Governor activates Guard after Wisconsin violence
2 statues toppled in wake of Black protester’s arrest
MADISON, Wis. — Wisconsin Gov. Tony Evers activated the National Guard on Wednesday to protect state properties after a night of violence that included the toppling of two statues outside the state Capitol, one of which commemorated an abolitionist Civil War hero.
Protesters also attacked a state senator, threw a Molotov cocktail into a government building and attempted to break into the Capitol on Tuesday night, only to be repelled by pepper spray from police stationed inside. The violence broke out as a group of 200 to 300 people protested the arrest of a Black man who shouted at restaurant customers through a megaphone while carrying a baseball bat.
Evers, who toured the damage and said the violence was in “stark contrast” to earlier peaceful protests, said he was activating the National Guard “to make sure people can exercise their First Amendment rights while ensuring the safety of members of the public and state buildings and infrastructure.”
Republican state lawmakers and others faulted Evers and Madison Mayor Satya Rhodes-Conway for not moving more quickly Tuesday to quell the violence.
“The mob has become very bold,” said Madison Alderman Paul Skidmore. “They see they can get away with a little, and they inch forward more and more. (Downtown Madison) is a battle zone right now, and I fear for my city.”
The violence unfolded in a city long known as a liberal bastion with a history of protest, dating back to student demonstrations on the University of Wisconsin campus in the 1960s. About 100,000 people protested in 2011 over then-Gov. Scott Walker’s antiunion proposals.
It also exposed simmering anger over the 2015 shooting by police of a Black man by an officer who remains on the force.

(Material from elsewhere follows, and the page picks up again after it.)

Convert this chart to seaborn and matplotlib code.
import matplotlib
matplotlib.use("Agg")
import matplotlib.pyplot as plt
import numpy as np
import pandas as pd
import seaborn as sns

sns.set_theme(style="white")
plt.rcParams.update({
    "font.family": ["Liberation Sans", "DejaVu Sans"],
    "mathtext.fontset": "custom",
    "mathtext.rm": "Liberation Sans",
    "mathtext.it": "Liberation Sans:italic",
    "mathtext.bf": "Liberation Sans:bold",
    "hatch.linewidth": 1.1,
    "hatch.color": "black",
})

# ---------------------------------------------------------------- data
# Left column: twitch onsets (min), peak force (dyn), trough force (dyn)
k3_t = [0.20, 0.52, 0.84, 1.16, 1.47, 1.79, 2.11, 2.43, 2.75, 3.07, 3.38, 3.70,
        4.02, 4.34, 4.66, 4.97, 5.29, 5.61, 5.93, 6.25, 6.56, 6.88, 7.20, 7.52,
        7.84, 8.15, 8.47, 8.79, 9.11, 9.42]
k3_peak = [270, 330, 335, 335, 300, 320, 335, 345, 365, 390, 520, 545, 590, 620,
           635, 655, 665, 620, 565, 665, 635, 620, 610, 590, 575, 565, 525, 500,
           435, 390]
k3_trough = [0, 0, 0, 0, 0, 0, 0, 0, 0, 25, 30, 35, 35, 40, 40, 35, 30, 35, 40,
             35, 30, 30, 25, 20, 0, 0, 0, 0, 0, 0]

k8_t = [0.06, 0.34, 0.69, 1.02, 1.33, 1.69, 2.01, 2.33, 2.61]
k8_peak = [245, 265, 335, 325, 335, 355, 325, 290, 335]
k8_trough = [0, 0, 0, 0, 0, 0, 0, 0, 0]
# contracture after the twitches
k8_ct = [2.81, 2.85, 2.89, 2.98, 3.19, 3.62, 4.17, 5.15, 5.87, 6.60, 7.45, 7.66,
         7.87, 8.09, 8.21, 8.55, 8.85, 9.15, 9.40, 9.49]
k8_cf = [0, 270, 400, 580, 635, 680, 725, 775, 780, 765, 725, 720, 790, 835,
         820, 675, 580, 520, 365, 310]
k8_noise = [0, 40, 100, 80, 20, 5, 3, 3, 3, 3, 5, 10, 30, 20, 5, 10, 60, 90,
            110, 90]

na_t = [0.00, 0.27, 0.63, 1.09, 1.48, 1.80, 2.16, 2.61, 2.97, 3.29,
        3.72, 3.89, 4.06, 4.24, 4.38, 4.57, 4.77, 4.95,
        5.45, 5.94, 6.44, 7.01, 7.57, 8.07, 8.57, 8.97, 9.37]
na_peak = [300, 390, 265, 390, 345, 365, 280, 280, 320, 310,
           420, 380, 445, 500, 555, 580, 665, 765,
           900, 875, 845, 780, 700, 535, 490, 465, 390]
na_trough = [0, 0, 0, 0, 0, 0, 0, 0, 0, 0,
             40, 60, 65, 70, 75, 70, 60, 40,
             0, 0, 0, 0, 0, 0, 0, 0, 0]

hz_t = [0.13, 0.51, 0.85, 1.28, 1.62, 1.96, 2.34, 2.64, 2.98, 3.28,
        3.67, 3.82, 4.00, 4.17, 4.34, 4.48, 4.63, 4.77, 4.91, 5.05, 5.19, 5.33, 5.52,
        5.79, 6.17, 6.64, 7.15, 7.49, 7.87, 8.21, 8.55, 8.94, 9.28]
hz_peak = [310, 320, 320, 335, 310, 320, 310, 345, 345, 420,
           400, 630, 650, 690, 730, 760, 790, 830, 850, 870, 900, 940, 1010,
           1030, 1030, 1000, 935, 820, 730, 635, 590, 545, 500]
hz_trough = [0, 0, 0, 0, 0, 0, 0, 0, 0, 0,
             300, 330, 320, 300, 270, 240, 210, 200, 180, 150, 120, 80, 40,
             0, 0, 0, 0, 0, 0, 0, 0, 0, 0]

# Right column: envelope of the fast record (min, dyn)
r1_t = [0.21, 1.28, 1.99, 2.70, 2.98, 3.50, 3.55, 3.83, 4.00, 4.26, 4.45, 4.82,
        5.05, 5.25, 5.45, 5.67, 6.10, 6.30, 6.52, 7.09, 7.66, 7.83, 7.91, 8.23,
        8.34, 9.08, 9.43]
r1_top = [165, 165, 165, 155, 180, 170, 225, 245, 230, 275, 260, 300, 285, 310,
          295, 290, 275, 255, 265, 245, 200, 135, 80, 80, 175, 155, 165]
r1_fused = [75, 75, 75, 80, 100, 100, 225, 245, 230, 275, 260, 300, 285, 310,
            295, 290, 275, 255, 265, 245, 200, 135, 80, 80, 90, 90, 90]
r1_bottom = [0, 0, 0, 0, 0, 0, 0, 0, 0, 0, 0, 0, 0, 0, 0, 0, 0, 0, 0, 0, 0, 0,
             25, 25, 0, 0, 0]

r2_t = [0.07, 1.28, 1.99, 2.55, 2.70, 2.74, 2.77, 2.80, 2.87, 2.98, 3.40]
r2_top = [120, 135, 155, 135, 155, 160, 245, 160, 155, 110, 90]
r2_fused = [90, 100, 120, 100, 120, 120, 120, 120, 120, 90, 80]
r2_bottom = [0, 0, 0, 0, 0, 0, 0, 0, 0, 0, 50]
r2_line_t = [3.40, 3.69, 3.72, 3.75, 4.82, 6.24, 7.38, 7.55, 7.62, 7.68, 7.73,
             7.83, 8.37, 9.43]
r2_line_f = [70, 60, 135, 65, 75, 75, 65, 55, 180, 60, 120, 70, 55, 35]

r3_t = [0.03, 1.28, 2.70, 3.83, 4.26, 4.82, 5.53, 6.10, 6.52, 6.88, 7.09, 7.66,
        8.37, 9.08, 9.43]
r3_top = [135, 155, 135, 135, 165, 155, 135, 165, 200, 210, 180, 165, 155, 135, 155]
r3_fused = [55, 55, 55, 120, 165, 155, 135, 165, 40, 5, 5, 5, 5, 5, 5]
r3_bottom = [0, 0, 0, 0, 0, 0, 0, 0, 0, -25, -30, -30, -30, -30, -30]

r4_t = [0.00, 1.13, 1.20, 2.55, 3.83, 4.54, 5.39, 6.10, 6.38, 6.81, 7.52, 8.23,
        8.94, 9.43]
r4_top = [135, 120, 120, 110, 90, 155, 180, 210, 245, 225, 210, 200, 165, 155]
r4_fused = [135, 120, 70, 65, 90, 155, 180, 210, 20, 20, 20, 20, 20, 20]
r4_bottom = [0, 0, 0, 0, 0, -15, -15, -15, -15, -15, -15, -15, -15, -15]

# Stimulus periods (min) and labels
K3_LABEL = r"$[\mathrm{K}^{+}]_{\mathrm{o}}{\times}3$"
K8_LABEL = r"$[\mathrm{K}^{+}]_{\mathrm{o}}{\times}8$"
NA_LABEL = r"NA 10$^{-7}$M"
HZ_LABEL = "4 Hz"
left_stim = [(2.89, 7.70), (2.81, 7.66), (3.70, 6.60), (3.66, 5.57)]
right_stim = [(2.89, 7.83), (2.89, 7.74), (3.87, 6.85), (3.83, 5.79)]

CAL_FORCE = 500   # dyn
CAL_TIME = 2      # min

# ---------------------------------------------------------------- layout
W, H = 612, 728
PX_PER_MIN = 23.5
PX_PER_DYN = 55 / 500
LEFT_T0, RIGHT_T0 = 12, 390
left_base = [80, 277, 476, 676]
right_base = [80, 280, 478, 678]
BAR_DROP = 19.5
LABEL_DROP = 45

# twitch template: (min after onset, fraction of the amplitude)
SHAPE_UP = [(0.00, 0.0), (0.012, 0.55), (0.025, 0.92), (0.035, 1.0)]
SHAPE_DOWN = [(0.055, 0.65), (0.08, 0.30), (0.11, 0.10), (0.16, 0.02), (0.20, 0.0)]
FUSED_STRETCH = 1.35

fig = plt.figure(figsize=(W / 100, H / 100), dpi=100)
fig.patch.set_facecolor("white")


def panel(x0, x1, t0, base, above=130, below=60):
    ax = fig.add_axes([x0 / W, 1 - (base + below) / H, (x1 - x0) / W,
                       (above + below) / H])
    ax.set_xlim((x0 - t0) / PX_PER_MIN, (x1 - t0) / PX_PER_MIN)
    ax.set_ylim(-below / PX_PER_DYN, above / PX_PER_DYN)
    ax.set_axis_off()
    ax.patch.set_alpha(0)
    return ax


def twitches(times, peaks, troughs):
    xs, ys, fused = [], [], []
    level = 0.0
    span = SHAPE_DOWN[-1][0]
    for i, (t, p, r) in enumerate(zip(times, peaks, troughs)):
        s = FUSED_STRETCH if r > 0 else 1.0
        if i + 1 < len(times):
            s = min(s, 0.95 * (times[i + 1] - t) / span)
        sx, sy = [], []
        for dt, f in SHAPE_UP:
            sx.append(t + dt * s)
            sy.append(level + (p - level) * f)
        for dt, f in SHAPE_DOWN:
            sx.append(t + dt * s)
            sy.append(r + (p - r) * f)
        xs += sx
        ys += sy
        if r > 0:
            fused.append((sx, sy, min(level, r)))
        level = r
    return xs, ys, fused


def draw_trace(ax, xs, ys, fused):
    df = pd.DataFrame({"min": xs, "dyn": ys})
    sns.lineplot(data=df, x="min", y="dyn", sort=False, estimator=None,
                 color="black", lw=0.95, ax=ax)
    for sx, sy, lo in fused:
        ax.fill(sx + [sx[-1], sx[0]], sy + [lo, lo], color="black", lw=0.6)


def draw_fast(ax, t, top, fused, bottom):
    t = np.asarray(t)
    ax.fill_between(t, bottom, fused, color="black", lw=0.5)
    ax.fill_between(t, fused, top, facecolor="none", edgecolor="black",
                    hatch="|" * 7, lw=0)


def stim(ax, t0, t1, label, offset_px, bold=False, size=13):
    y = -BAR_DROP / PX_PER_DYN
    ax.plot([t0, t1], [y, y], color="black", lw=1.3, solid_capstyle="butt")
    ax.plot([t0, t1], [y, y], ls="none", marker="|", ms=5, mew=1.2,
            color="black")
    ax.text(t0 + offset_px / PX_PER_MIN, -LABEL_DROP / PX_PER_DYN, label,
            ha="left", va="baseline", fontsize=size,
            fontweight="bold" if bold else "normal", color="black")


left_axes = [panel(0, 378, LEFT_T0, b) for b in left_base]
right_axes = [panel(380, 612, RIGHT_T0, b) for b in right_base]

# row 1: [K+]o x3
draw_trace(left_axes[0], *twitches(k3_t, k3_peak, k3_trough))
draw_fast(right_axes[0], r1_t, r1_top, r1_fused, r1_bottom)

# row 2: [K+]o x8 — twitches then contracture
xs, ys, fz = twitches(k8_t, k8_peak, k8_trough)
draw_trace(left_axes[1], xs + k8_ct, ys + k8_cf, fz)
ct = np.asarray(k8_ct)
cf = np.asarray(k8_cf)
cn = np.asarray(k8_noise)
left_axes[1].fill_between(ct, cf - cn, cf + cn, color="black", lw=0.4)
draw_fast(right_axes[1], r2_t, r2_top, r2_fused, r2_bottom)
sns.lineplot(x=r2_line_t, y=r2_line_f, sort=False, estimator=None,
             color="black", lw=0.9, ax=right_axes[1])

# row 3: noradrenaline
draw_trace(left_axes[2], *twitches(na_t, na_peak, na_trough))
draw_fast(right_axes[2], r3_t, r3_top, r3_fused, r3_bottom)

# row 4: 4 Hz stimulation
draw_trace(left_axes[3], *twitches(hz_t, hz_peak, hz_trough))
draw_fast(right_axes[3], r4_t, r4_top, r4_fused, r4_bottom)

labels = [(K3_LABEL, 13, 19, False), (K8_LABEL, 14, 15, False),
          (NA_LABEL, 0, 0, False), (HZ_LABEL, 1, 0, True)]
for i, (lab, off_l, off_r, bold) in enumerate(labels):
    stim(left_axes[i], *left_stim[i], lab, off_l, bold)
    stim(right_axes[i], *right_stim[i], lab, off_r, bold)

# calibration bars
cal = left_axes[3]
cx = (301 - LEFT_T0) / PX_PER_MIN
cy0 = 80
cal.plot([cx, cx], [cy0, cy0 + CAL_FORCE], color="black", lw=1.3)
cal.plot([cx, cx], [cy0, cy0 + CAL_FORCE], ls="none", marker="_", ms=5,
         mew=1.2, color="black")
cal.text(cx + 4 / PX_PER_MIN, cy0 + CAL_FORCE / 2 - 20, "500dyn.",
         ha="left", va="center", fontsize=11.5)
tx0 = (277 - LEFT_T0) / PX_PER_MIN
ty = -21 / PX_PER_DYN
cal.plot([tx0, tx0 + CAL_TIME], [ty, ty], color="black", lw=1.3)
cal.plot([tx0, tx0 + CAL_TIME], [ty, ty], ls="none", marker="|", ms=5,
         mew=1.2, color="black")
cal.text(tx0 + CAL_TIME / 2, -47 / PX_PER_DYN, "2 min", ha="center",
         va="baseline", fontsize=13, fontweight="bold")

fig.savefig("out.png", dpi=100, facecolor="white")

The violence started Tuesday after Madison police arrested a protester who came to a restaurant across the street from the Capitol with a baseball bat on his shoulder. Video released by Madison police shows the man, Devenore Johnson, talking through a megaphone while walking around the restaurant’s outdoor patio and inside, saying he’s “disturbing” the restaurant and talking about God and the police before walking out.
On another video released by police, as many as five officers can be seen taking Johnson to the sidewalk and carrying him to a police squad car after he resisted arrest.
Johnson was charged in 2015 with being a passenger in a stolen car, resisting an officer and theft, according to online court records. He pleaded guilty to being a passenger and was sentenced to probation. The following year he was charged with being a party to armed robbery and theft. Under a plea deal, he was sentenced to probation after pleading guilty to theft.
Police said that Tuesday night a group of 200 to 300 people gathered and entered a private condominium building where they surrounded a tow truck, forcing the driver to abandon it. The crowd broke windows in multiple buildings, threw a Molotov cocktail into the city-county building and brought down the statues on the Capitol grounds.
Protesters chanting for Johnson’s release also broke glass at the Tommy Thompson Center, named for the former Republican governor, and smashed windows and lights at the Capitol.
Democratic state Sen. Tim Carpenter was assaulted after taking a cellphone video of protesters.
“Punched/kicked in the head, neck, ribs,” Carpenter tweeted around 4 a.m. “Innocent people are going to get killed.”
One of the statues toppled, decapitated and dragged into a lake about a half-mile away was of Civil War Col. Hans Christian Heg. He was an anti-slavery activist and leader of an anti-slave catcher militia in Wisconsin who fought for the Union and died of injuries suffered during the Battle of Chickamauga.
The base of the Heg statue was defaced with graffiti Wednesday morning that read “Fire Matt Kenny,” a reference to a white Madison police officer who shot and killed Tony Robinson, 19, in 2015. Kenny said Robinson had attacked him.
Dane County District Attorney Ismael Ozanne, who is Black, cleared Kenny of any criminal wrongdoing and he remains a Madison officer.
The other statue taken down represents Wisconsin’s motto “Forward.” It sat prominently outside the Capitol, facing the University of Wisconsin campus and State Street, an avenue lined with bars, restaurants and small businesses. That corridor has been the target of much of the vandalism since the death of George Floyd on May 25 in Minneapolis after a white police officer used his knee to pin the handcuffed Black man’s neck.
The “Forward” statue lies in the street Tuesday on Capitol Square in Madison, Wisconsin.